With sections on singing and the harp tradition, the final of the big three, Collections, contains research by fiddlers Darren Mhag Aoidh and Dónal O'Connor. Focusing on Patrick McGahon and Luke Donnellan pieces, some tunes can be heard that are well-known, but with a new depth and understanding.

This was a massive undertaking by Padraigin, who created and curated while inviting in friends such as Geraldine Bradley and Lillis Ó Laoire and a new generation featuring singers Bláithín Mhic Cána, Piaras Ó Lorcáin and Máire Ní Choilm – all of whom featured at the renewal of Éigse Oirialla, a festival of Gaelic music, song and tradition for people of all ages and backgrounds.

However, Padraigin herself thinks the work she has done is just the tip of the iceberg.

“There are layers and layers of possiblities that could be explored,” she says. “We have archival recordings from the Doegen collection from 1931 of the last Irish speakers in Oriel so it is very important from a linguistic as well as a musical and cultural point of view." she says.

As well as the website, Padraigin also has a double-CD out as well with one CD consisting of 14 songs sung with accompaniment, while the other has another 14 song without accompaniment. The Double CD is called songs of Orialla and could be seen as a companion piece to the orielarts.com website.
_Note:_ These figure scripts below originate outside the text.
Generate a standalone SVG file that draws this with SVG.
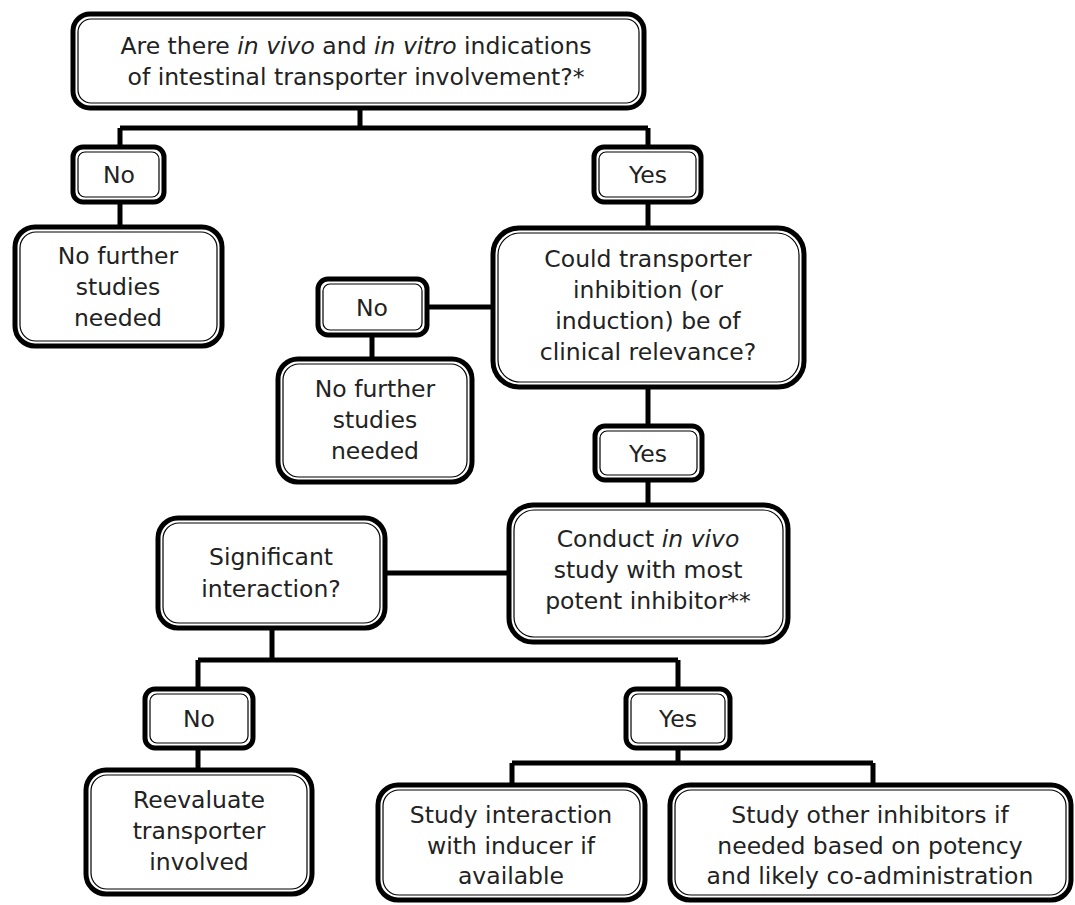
<svg xmlns="http://www.w3.org/2000/svg" width="1075" height="905" viewBox="0 0 1075 905">
<style>
.o{fill:#fff;stroke:#000;stroke-width:5}
.i{fill:none;stroke:#000;stroke-width:1.2}
.c{fill:none;stroke:#000;stroke-width:5}
text{font-family:"DejaVu Sans","Liberation Sans",sans-serif;font-size:23.5px;fill:#222;text-anchor:middle}
.it{font-style:italic}
</style>
<rect width="1075" height="905" fill="#fff"/>
<g id="connectors">
<path class="c" d="M360 108V128M120 128H648M120 128V147M648 128V147"/>
<path class="c" d="M120 202V227"/>
<path class="c" d="M648 202V228"/>
<path class="c" d="M427 307H493"/>
<path class="c" d="M372 335V359"/>
<path class="c" d="M648 387V426"/>
<path class="c" d="M648 480V505"/>
<path class="c" d="M385 573H509"/>
<path class="c" d="M272 628V660M198 660H678M198 660V689M678 660V689"/>
<path class="c" d="M198 748V770"/>
<path class="c" d="M678 748V763M512 763H873M512 763V785M873 763V785"/>
</g>
<g id="n_top">
<rect class="o" x="73" y="14" width="571" height="94" rx="17"/>
<rect class="i" x="78" y="19" width="561" height="84" rx="13"/>
<text x="356" y="54">Are there <tspan class="it">in vivo</tspan> and <tspan class="it">in vitro</tspan> indications</text>
<text x="356" y="85">of intestinal transporter involvement?*</text>
</g>
<g id="n_no1">
<rect class="o" x="73" y="147" width="91" height="55" rx="10"/>
<rect class="i" x="78" y="152" width="81" height="45" rx="7"/>
<text x="119" y="183">No</text>
</g>
<g id="n_yes1">
<rect class="o" x="594" y="147" width="107" height="55" rx="10"/>
<rect class="i" x="599" y="152" width="97" height="45" rx="7"/>
<text x="648" y="183">Yes</text>
</g>
<g id="n_nf1">
<rect class="o" x="15" y="227" width="207" height="119" rx="20"/>
<rect class="i" x="20" y="232" width="197" height="109" rx="16"/>
<text x="118" y="264">No further</text>
<text x="118" y="295">studies</text>
<text x="118" y="326">needed</text>
</g>
<g id="n_could">
<rect class="o" x="493" y="228" width="311" height="159" rx="26"/>
<rect class="i" x="498" y="233" width="301" height="149" rx="22"/>
<text x="648" y="267">Could transporter</text>
<text x="648" y="298">inhibition (or</text>
<text x="648" y="329">induction) be of</text>
<text x="648" y="360">clinical relevance?</text>
</g>
<g id="n_no2">
<rect class="o" x="318" y="279" width="109" height="56" rx="10"/>
<rect class="i" x="323" y="284" width="99" height="46" rx="7"/>
<text x="372" y="316">No</text>
</g>
<g id="n_nf2">
<rect class="o" x="278" y="359" width="194" height="123" rx="20"/>
<rect class="i" x="283" y="364" width="184" height="113" rx="16"/>
<text x="375" y="397">No further</text>
<text x="375" y="428">studies</text>
<text x="375" y="459">needed</text>
</g>
<g id="n_yes2">
<rect class="o" x="595" y="426" width="107" height="54" rx="10"/>
<rect class="i" x="600" y="431" width="97" height="44" rx="7"/>
<text x="648" y="462">Yes</text>
</g>
<g id="n_conduct">
<rect class="o" x="509" y="505" width="279" height="137" rx="24"/>
<rect class="i" x="514" y="510" width="269" height="127" rx="20"/>
<text x="648" y="547">Conduct <tspan class="it">in vivo</tspan></text>
<text x="648" y="578">study with most</text>
<text x="648" y="609">potent inhibitor**</text>
</g>
<g id="n_sig">
<rect class="o" x="158" y="518" width="227" height="110" rx="20"/>
<rect class="i" x="163" y="523" width="217" height="100" rx="16"/>
<text x="271" y="565">Significant</text>
<text x="271" y="597">interaction?</text>
</g>
<g id="n_no3">
<rect class="o" x="145" y="689" width="108" height="59" rx="10"/>
<rect class="i" x="150" y="694" width="98" height="49" rx="7"/>
<text x="199" y="727">No</text>
</g>
<g id="n_yes3">
<rect class="o" x="626" y="689" width="104" height="59" rx="10"/>
<rect class="i" x="631" y="694" width="94" height="49" rx="7"/>
<text x="678" y="727">Yes</text>
</g>
<g id="n_reeval">
<rect class="o" x="86" y="770" width="226" height="124" rx="20"/>
<rect class="i" x="91" y="775" width="216" height="114" rx="16"/>
<text x="199" y="808">Reevaluate</text>
<text x="199" y="839">transporter</text>
<text x="199" y="870">involved</text>
</g>
<g id="n_inducer">
<rect class="o" x="378" y="785" width="267" height="115" rx="20"/>
<rect class="i" x="383" y="790" width="257" height="105" rx="16"/>
<text x="511" y="823">Study interaction</text>
<text x="511" y="854">with inducer if</text>
<text x="511" y="884">available</text>
</g>
<g id="n_other">
<rect class="o" x="670" y="785" width="401" height="115" rx="20"/>
<rect class="i" x="675" y="790" width="391" height="105" rx="16"/>
<text x="870" y="823">Study other inhibitors if</text>
<text x="870" y="854">needed based on potency</text>
<text x="870" y="884">and likely co-administration</text>
</g>
</svg>
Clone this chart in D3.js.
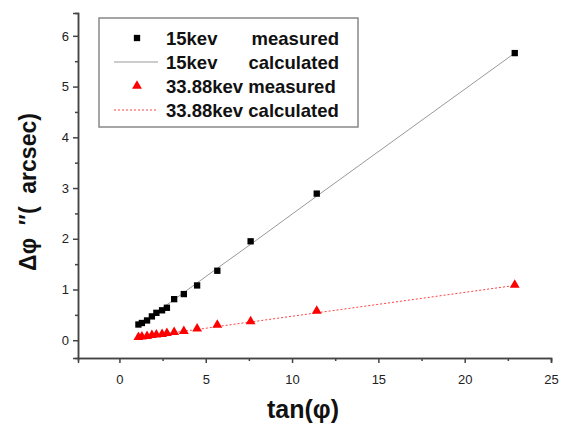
<!DOCTYPE html>
<html>
<head>
<meta charset="utf-8">
<script src="https://cdn.jsdelivr.net/npm/d3@7"></script>
<style>
  body { margin: 0; background: #fff; }
  svg { display: block; font-family: "Liberation Sans", Arial, sans-serif; }
</style>
</head>
<body>
<div id="chart"></div>
<script>
// tan(phi) values and measured / calculated shifts (arcsec)
const tanPhi = [1.10, 1.30, 1.60, 1.88, 2.14, 2.47, 2.75, 3.17, 3.73, 4.50, 5.67, 7.60, 11.43, 22.90];
const measured15 = [0.31, 0.34, 0.39, 0.47, 0.54, 0.59, 0.64, 0.81, 0.91, 1.08, 1.37, 1.95, 2.89, 5.66];
const calc15 = [0.29, 0.34, 0.41, 0.48, 0.55, 0.63, 0.70, 0.80, 0.94, 1.13, 1.42, 1.89, 2.84, 5.66];
const measured33 = [0.06, 0.07, 0.08, 0.10, 0.11, 0.12, 0.14, 0.16, 0.18, 0.23, 0.30, 0.37, 0.58, 1.09];
const calc33 = [0.06, 0.07, 0.08, 0.09, 0.10, 0.12, 0.13, 0.15, 0.18, 0.21, 0.27, 0.36, 0.54, 1.08];

const xTicks = [0, 5, 10, 15, 20, 25];
const yTicks = [0, 1, 2, 3, 4, 5, 6];
const legendLabels = [
  ["15kev", "measured"],
  ["15kev", "calculated"],
  ["33.88kev measured", ""],
  ["33.88kev calculated", ""]
];

const width = 565, height = 431;
const svg = d3.select("#chart").append("svg")
  .attr("width", width)
  .attr("height", height);

const x = d3.scaleLinear().domain([-2.4, 25]).range([78, 551]);
const y = d3.scaleLinear().domain([-0.35, 6.45]).range([358, 13]);

const axisColor = "#444";

// x axis with minor ticks
const xAxis = svg.append("g").attr("transform", `translate(0,${y.range()[0]})`);
xAxis.call(d3.axisBottom(x).tickValues(d3.range(2.5, 25, 5)).tickSize(3).tickFormat(""));
xAxis.call(g => {
  g.append("g").call(d3.axisBottom(x).tickValues(xTicks).tickSize(5).tickFormat(d3.format("d")));
});
xAxis.selectAll(".domain").attr("stroke", axisColor).attr("stroke-width", 1.5);
xAxis.selectAll("line").attr("stroke", axisColor).attr("stroke-width", 1.5);
xAxis.selectAll("text").attr("font-size", 13).attr("fill", "#222").attr("dy", "1.35em");

// y axis with minor ticks
const yAxis = svg.append("g").attr("transform", `translate(${x.range()[0]},0)`);
yAxis.call(d3.axisLeft(y).tickValues(d3.range(0.5, 6.45, 1)).tickSize(3).tickFormat(""));
yAxis.call(g => {
  g.append("g").call(d3.axisLeft(y).tickValues(yTicks).tickSize(5).tickFormat(d3.format("d")));
});
yAxis.selectAll(".domain").attr("stroke", axisColor).attr("stroke-width", 1.5);
yAxis.selectAll("line").attr("stroke", axisColor).attr("stroke-width", 1.5);
yAxis.selectAll("text").attr("font-size", 13).attr("fill", "#222").attr("x", -9);

// calculated lines
const line = d3.line().x(d => x(d[0])).y(d => y(d[1]));
svg.append("path")
  .datum(tanPhi.map((t, i) => [t, calc15[i]]))
  .attr("d", line)
  .attr("fill", "none")
  .attr("stroke", "#999")
  .attr("stroke-width", 1);
svg.append("path")
  .datum(tanPhi.map((t, i) => [t, calc33[i]]))
  .attr("d", line)
  .attr("fill", "none")
  .attr("stroke", "#ff4040")
  .attr("stroke-width", 1)
  .attr("stroke-dasharray", "2,2");

// measured markers
const sq = d3.symbol().type(d3.symbolSquare).size(40);
const tri = d3.symbol().type(d3.symbolTriangle).size(42);
svg.append("g").selectAll("path")
  .data(tanPhi.map((t, i) => [t, measured15[i]]))
  .join("path")
  .attr("d", sq)
  .attr("transform", d => `translate(${x(d[0])},${y(d[1])})`)
  .attr("fill", "#000");
svg.append("g").selectAll("path")
  .data(tanPhi.map((t, i) => [t, measured33[i]]))
  .join("path")
  .attr("d", tri)
  .attr("transform", d => `translate(${x(d[0])},${y(d[1])})`)
  .attr("fill", "#ff0000");

// legend
const lg = svg.append("g");
lg.append("rect")
  .attr("x", 99).attr("y", 18).attr("width", 259).attr("height", 109)
  .attr("fill", "#fff").attr("stroke", "#888").attr("stroke-width", 1.5);
const rowY = [38, 62, 86, 110];
lg.append("path").attr("d", sq).attr("transform", `translate(137,${rowY[0]})`).attr("fill", "#000");
lg.append("line").attr("x1", 114).attr("x2", 158).attr("y1", rowY[1]).attr("y2", rowY[1])
  .attr("stroke", "#999").attr("stroke-width", 1);
lg.append("path").attr("d", tri).attr("transform", `translate(137,${rowY[2]})`).attr("fill", "#ff0000");
lg.append("line").attr("x1", 114).attr("x2", 158).attr("y1", rowY[3]).attr("y2", rowY[3])
  .attr("stroke", "#ff4040").attr("stroke-width", 1).attr("stroke-dasharray", "2,2");

legendLabels.forEach((lab, i) => {
  lg.append("text")
    .attr("x", 166).attr("y", rowY[i]).attr("dy", "0.36em")
    .attr("font-size", 18.5).attr("font-weight", "bold").attr("fill", "#111")
    .text(lab[0]);
  if (lab[1]) {
    lg.append("text")
      .attr("x", 339).attr("y", rowY[i]).attr("dy", "0.36em")
      .attr("text-anchor", "end")
      .attr("font-size", 18.5).attr("font-weight", "bold").attr("fill", "#111")
      .text(lab[1]);
  }
});

// axis titles
svg.append("text")
  .attr("x", 303).attr("y", 418)
  .attr("text-anchor", "middle")
  .attr("font-size", 25).attr("font-weight", "bold").attr("fill", "#111")
  .text("tan(φ)");

svg.append("text")
  .attr("transform", "translate(36,192) rotate(-90)")
  .attr("text-anchor", "middle")
  .attr("font-size", 23).attr("font-weight", "bold").attr("fill", "#111")
  .attr("xml:space", "preserve")
  .style("white-space", "pre")
  .text("Δφ  ″(  arcsec)");
</script>
</body>
</html>
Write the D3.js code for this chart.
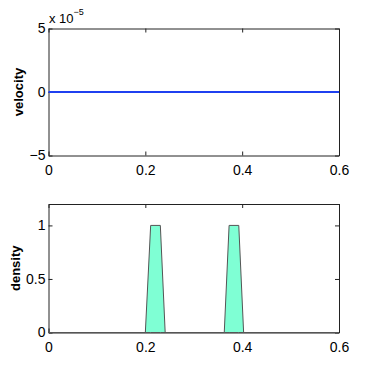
<!DOCTYPE html>
<html>
<head>
<meta charset="utf-8">
<script src="https://cdn.jsdelivr.net/npm/d3@7"></script>
<style>
  body { margin: 0; background: #fff; }
  svg { font-family: "Liberation Sans", Arial, sans-serif; }
  .tick text { font-size: 14px; fill: #000; }
  .ylabel { font-size: 13px; font-weight: bold; }
</style>
</head>
<body>
<div id="chart"></div>
<script>
// data
const xTicks = [0, 0.2, 0.4, 0.6];
const velocityTicks = [-5, 0, 5];          // in units of 1e-5
const densityTicks = [0, 0.5, 1];
const velocityX = [0, 0.6];
const velocityY = [0, 0];
const densityX = [0, 0.2, 0.211, 0.231, 0.241, 0.363, 0.373, 0.393, 0.403, 0.6];
const densityY = [0, 0, 1, 1, 0, 0, 1, 1, 0, 0];

const width = 374, height = 375;
const left = 48.5, right = 339;

const svg = d3.select('#chart').append('svg')
    .attr('width', width)
    .attr('height', height);

// x scale shared by both panels
const xScale = d3.scaleLinear().domain([0, 0.6]).range([left, right]);

function drawPanel(top, bottom, yDomain, yTicks, label, labelX) {
    const yScale = d3.scaleLinear().domain(yDomain).range([bottom, top]);
    const g = svg.append('g');

    // bottom + top axes (ticks inward)
    g.append('g')
        .attr('class', 'axis')
        .attr('transform', `translate(0,${bottom})`)
        .call(d3.axisBottom(xScale).tickValues(xTicks).tickFormat(d3.format('')).tickSize(-4).tickPadding(7).tickSizeOuter(0))
        .call(a => a.selectAll('text').attr('dy', '0.9em'));
    g.append('g')
        .attr('transform', `translate(0,${top})`)
        .call(d3.axisTop(xScale).tickValues(xTicks).tickSize(-4).tickFormat('').tickSizeOuter(0));

    // left + right axes
    g.append('g')
        .attr('transform', `translate(${left},0)`)
        .call(d3.axisLeft(yScale).tickValues(yTicks).tickFormat(d => d < 0 ? '\u2212' + Math.abs(d) : d).tickSize(-4).tickPadding(3).tickSizeOuter(0));
    g.append('g')
        .attr('transform', `translate(${right},0)`)
        .call(d3.axisRight(yScale).tickValues(yTicks).tickSize(-4).tickFormat('').tickSizeOuter(0));

    g.selectAll('.domain').attr('stroke', '#222');
    g.selectAll('.tick line').attr('stroke', '#222');

    g.append('text')
        .attr('class', 'ylabel')
        .attr('transform', `translate(${labelX},${(top + bottom) / 2}) rotate(-90)`)
        .attr('text-anchor', 'middle')
        .text(label);

    return { g, yScale };
}

// top panel: velocity
const p1 = drawPanel(28.5, 155.5, [-5, 5], velocityTicks, 'velocity', 23);
const velData = velocityX.map((x, i) => [x, velocityY[i]]);
p1.g.append('path')
    .datum(velData)
    .attr('fill', 'none')
    .attr('stroke', '#1f40f0')
    .attr('stroke-width', 2)
    .attr('d', d3.line().x(d => xScale(d[0])).y(d => p1.yScale(d[1])));

// exponent label
const expo = p1.g.append('text')
    .attr('x', left + 0.5)
    .attr('y', 23)
    .attr('font-size', 13)
    .text('x 10');
expo.append('tspan')
    .attr('dy', -8)
    .attr('font-size', 9)
    .text('\u22125');

// bottom panel: density
const p2 = drawPanel(204, 332.5, [0, 1.2], densityTicks, 'density', 20);
const denData = densityX.map((x, i) => [x, densityY[i]]);
p2.g.append('path')
    .datum(denData)
    .attr('fill', '#7fffd4')
    .attr('stroke', '#555')
    .attr('stroke-width', 1)
    .attr('d', d3.area().x(d => xScale(d[0])).y0(p2.yScale(0)).y1(d => p2.yScale(d[1])));
</script>
</body>
</html>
The website is beautifully designed by Robbi McMillen of raya.ie and was researched, filmed and compiled in 2015- 2017 and funded by The Arts Council’s Traditional Arts.

Oriel Arts will be launched tomorrow night at 7.30pm with Pádraigín Ní Uallacháin being joined by Fergus O'Dowd TD and (possibly) Nicholas Carolan from the Irish Traditional Music Archive in Granvue House, Ometah, a venue long connected with Éigse Oirialla.